Für andere konnte ich schon immer gut Räume öffnen und halten, Bedürfnisse erkennen, für sie einstehen und sie ermutigen, Pausen zu machen. Ganz klar und mühelos. Aber wenn es um mich selbst geht, ist und war es noch nie mühelos. Ich weiß allerdings, was passiert, wenn ich es nicht tue. Wenn ich mich nicht um mich kümmere oder nicht genug:
Ich werde überrannt. Es wird Ballast bei mir abgeladen, und ich kann mich nicht wehren. Meine Energie sickert dahin, die laute Welt prasselt ungefiltert auf mich ein, ich bin dauererschöpft. Ich schlafe nicht, sondern grüble, bin unsicher und habe Selbstzweifel.

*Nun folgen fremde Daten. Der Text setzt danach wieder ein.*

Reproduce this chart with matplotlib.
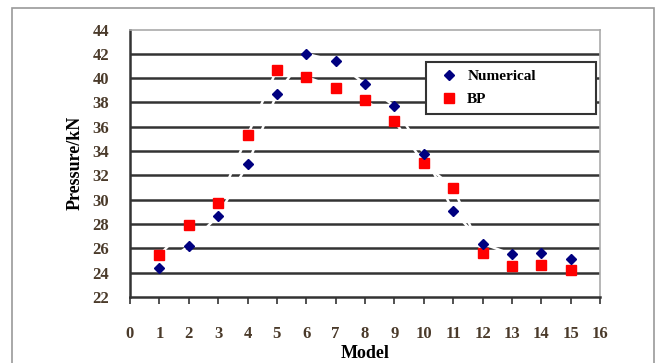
import matplotlib.pyplot as plt
from matplotlib.patches import Rectangle

models = list(range(1, 16))
numerical = [24.4, 26.2, 28.7, 32.9, 38.7, 42.0, 41.4, 39.5, 37.7, 33.8, 29.1, 26.4, 25.5, 25.6, 25.1]
bp = [25.45, 27.95, 29.7, 35.3, 40.7, 40.1, 39.2, 38.2, 36.5, 33.0, 31.0, 25.6, 24.55, 24.6, 24.2]
xticks = list(range(0, 17))
yticks = list(range(22, 45, 2))

serif = 'Liberation Serif'
tick_col = '#4a3a2a'

fig = plt.figure(figsize=(6.63, 3.63), dpi=100)
ax = fig.add_axes([130/663, 1-297/363, 470/663, (297-29.5)/363])

# outer frame
fig.patches.append(Rectangle((12/663, -0.1), 642/663, 1.1-8/363, transform=fig.transFigure,
                             fill=False, edgecolor='#9a9a9a', linewidth=1.2))

# gridlines
for v in yticks[1:-1]:
    ax.axhline(v, color='#333333', linewidth=1.8, zorder=1)

# white connecting lines (only show where they cut the gridlines)
ax.plot(models, numerical, color='white', linewidth=1.8, zorder=2)
ax.plot(models, bp, color='white', linewidth=1.8, zorder=2)

ax.plot(models, numerical, linestyle='none', marker='D', markersize=5, color='#000080',
        label='Numerical', zorder=4)
ax.plot(models, bp, linestyle='none', marker='s', markersize=6.5, color='#ff0000',
        label='BP', zorder=3)

ax.set_xlim(0, 16)
ax.set_ylim(22, 44)
ax.set_xticks(xticks)
ax.set_yticks(yticks)
ax.tick_params(axis='x', direction='out', length=5, width=1.2, color='#333333', pad=16,
               labelsize=12, labelcolor=tick_col)
ax.tick_params(axis='y', length=0, pad=15, labelsize=12, labelcolor=tick_col)
for lab in ax.get_xticklabels() + ax.get_yticklabels():
    lab.set_family(serif)
    lab.set_fontweight('bold')

for s in ['left', 'bottom']:
    ax.spines[s].set_color('#333333')
    ax.spines[s].set_linewidth(1.8)
for s in ['top', 'right']:
    ax.spines[s].set_color('#aaaaaa')
    ax.spines[s].set_linewidth(1.2)

ax.set_xlabel('Model', family=serif, fontweight='bold', fontsize=13, labelpad=2)
ax.set_ylabel('Pressure/kN', family=serif, fontweight='bold', fontsize=13, labelpad=6)

top = (297-61.7)/267.5
leg = ax.legend(loc='upper left', bbox_to_anchor=((426-130)/470, top-0.2, (596-426)/470, 0.2),
                mode='expand',
                prop={'family': serif, 'weight': 'bold', 'size': 11},
                frameon=True, fancybox=False, borderpad=0.5, labelspacing=0.6,
                handletextpad=0.2, handlelength=2.0, borderaxespad=0)
leg.get_frame().set_edgecolor('#333333')
leg.get_frame().set_linewidth(1.5)
leg.get_frame().set_alpha(1)
leg.set_zorder(5)

fig.savefig('out.png', dpi=100)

Alte Glaubensmuster übernehmen die Kontrolle. Ich bin low. Und das Erschreckende daran ist, dass das sehr schnell passiert. Es erfordert ein enormes Maß an Bewusstsein und Achtsamkeit – und auch Überwindung, meine Selbstfürsorge zu priorisieren. Vor allem, wenn ich eine Zeit „raus“ war. Ich muss immer wieder reinspüren, Grenzen setzen, sie kommunizieren, mich zwingen, Pausen zu machen, mich daran erinnern, Kleinigkeiten nur für mich zu tun – Dinge, die mir Freude machen, ohne einen Leistungsgedanken dahinter. Das ist fucking anstrengend und nervt, weil es sich nach Arbeit und Disziplin anfühlt. Krass, oder?

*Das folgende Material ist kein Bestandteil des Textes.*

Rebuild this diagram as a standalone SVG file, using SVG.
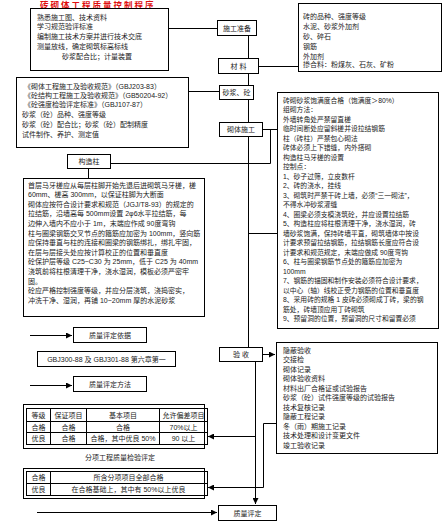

Da ist eine Stimme in mir, die sagt:„Manchmal wäre ich gerne von Natur aus resilienter, hätte gerne stärkere Filter, wäre gerne etwas weniger sensibel. Dann bräuchte ich das alles nicht. Zumindest nicht so stark.“
Aber wäre es wirklich so? Oder wäre es eher so, dass ich dann besser ins System passen würde? Besser funktionieren würde? Unkomplizierter wäre? Ja, okay – um es im Alltag manchmal ein bisschen „leichter“ zu haben, wäre das schon ganz nett. Aber genau da liegt der Punkt:
Wir wachsen in einem System auf, das Frauen* lieber nett, angepasst und funktionierend sieht – als laut, widerspenstig und bedürfnisorientiert.
Wir sollen unkompliziert sein, damit andere ihre Ruhe haben. Wir sollen funktionieren, damit der Laden läuft. Wir sollen lächeln, während wir innerlich ausbluten – und bitte schön dankbar sein für das, was wir haben. Die Rolle ist uns so tief eingeschrieben, dass wir sie oft gar nicht hinterfragen. Wir entschuldigen uns, wenn wir Grenzen ziehen. Wir fühlen uns schuldig, wenn wir uns selbst an erste Stelle setzen. Wir trainieren uns ab, auf unsere inneren Signale zu hören, und verwechseln Belastbarkeit mit Wert. Kein Wunder also, dass Selbstfürsorge sich wie ein Kraftakt anfühlt – sie widerspricht den Regeln, die uns beigebracht wurden. Für mich heißt das also: Jedes Mal, wenn ich mich hinsetze, die Augen schließe, durchatme und meine eigenen Bedürfnisse ernst nehme, lehne ich mich gegen dieses System auf. Jedes Mal, wenn ich Nein sage, obwohl mein Umfeld ein Ja erwartet, schreibe ich meine Geschichte neu.
Es ist kein bequemer Weg. Er ist manchmal unbequem – aber er ist der einzige, wie ich wirklich lebendig bleibe. Darauf bin ich stolz, auch wenn es natürlich nicht perfekt läuft. Aber darum geht es ja auch nicht. Außerdem wird es auch immer wieder leichter. Mit jedem Tag, an dem ich mich selbst sehe und für meine Bedürfnisse einstehe, wird der Kampf müheloser. Bis es sich nicht mehr nach Kämpfen anfühlt. Ich muss nur hin und wieder daran erinnert werden – und einfach wieder anfangen. So wie mit Sport...🥴
Und vielleicht kennst du das Gefühl auch? Dann ist vielleicht genau jetzt der Moment, dich wieder ein kleines Stück näher zu dir selbst zu bewegen. Nicht, um besser zu funktionieren. Nicht, um wieder leistungsfähiger zu sein. Sondern einfach für dich. Für dein Wohlbefinden. Ohne das Gefühl, dafür kämpfen zu müssen.